Howie looked to real scuba suits with their bonded seam construction and the strategic seam placements that keep the lines smooth all around and allow the wearer to move more freely. A shell top with an asymmetrical zipper detail and a high-waisted slim skirt made from professional-grade scuba material expanded the visual language at Fforme in a fun and unexpected way. But the most exciting results of her investigations were a pair of liquid-silk dresses with batwing sleeves and a curved seam that swooped across the body from the shoulder to the hips—one in silver and another in royal blue—both with extra-long zipper pulls in the back so that one may dress oneself.

“The people drawn to these places often want to reject something about the city,” Howie added. “So you end up with a group of people who are very free-spirited and doing things their own way; they’re trying to find an alternative way of living.” See, then, the long opening parka with its architectural silhouette that belied the fact that it was as light as the parchment paper from which it took its color (“A silk-cotton cut on the cross-grain!” Howie had enthusiastically explained) or the “hammered gold” halter dress with contrasting inset panels on the bodice, ready for a formal affair with the insouciance of a little beach dress you just threw on. And has there been anything cheekier on a Fforme runway than the light! light! light! knitted sleeveless shorts romper?

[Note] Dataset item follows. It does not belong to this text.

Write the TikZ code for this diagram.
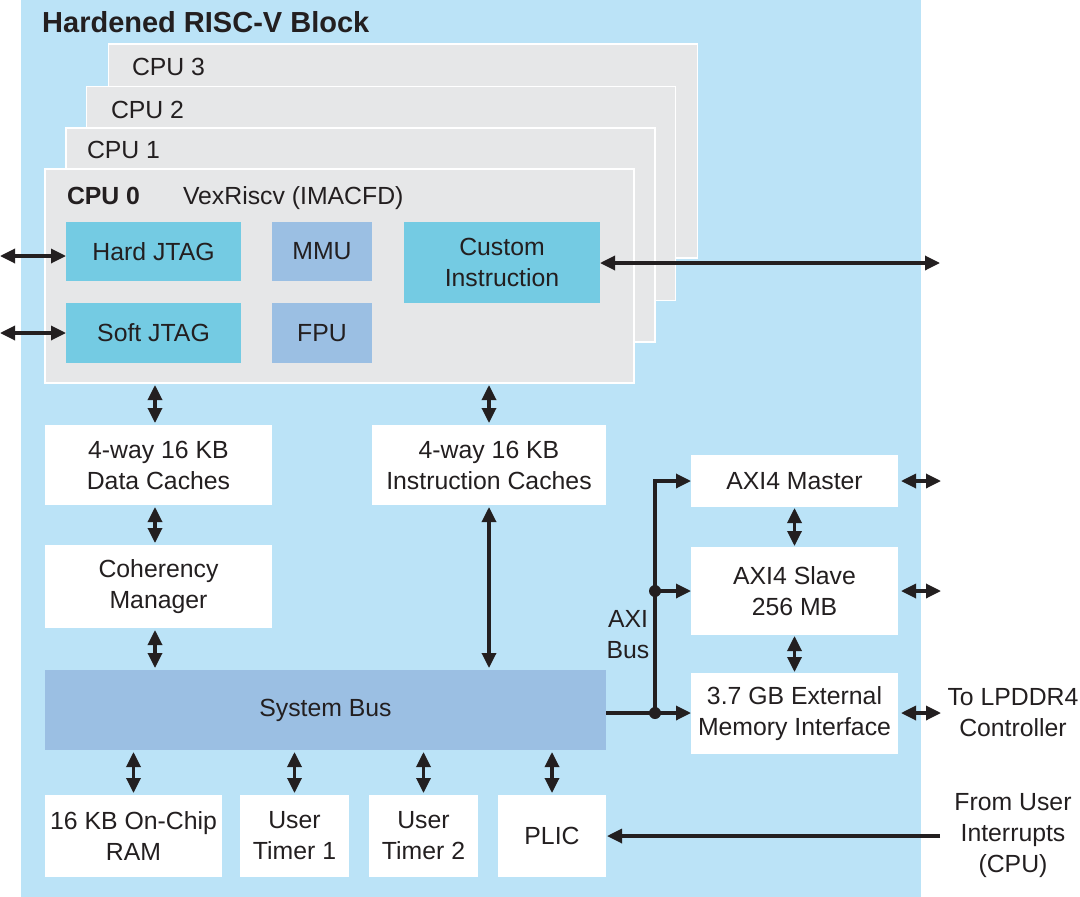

That’s not to say that Howie abandoned her tailoring tendencies entirely this season: Look at the grass green suit made from a linen and silk woven fabric with a color saturation so high it almost seemed to glitch in person, or the wrinkly black satin suit with its sleek stovepipe trousers, or even the Dickies workwear-inspired trousers and long shorts made from silk and cotton. A fringed dress was draped from a single piece of fabric, its edges hand-frayed and wrapped around the body as you do a towel after getting out of the ocean. With her second Fforme collection, it’s as if Howie opened all the windows and let the sunshine in.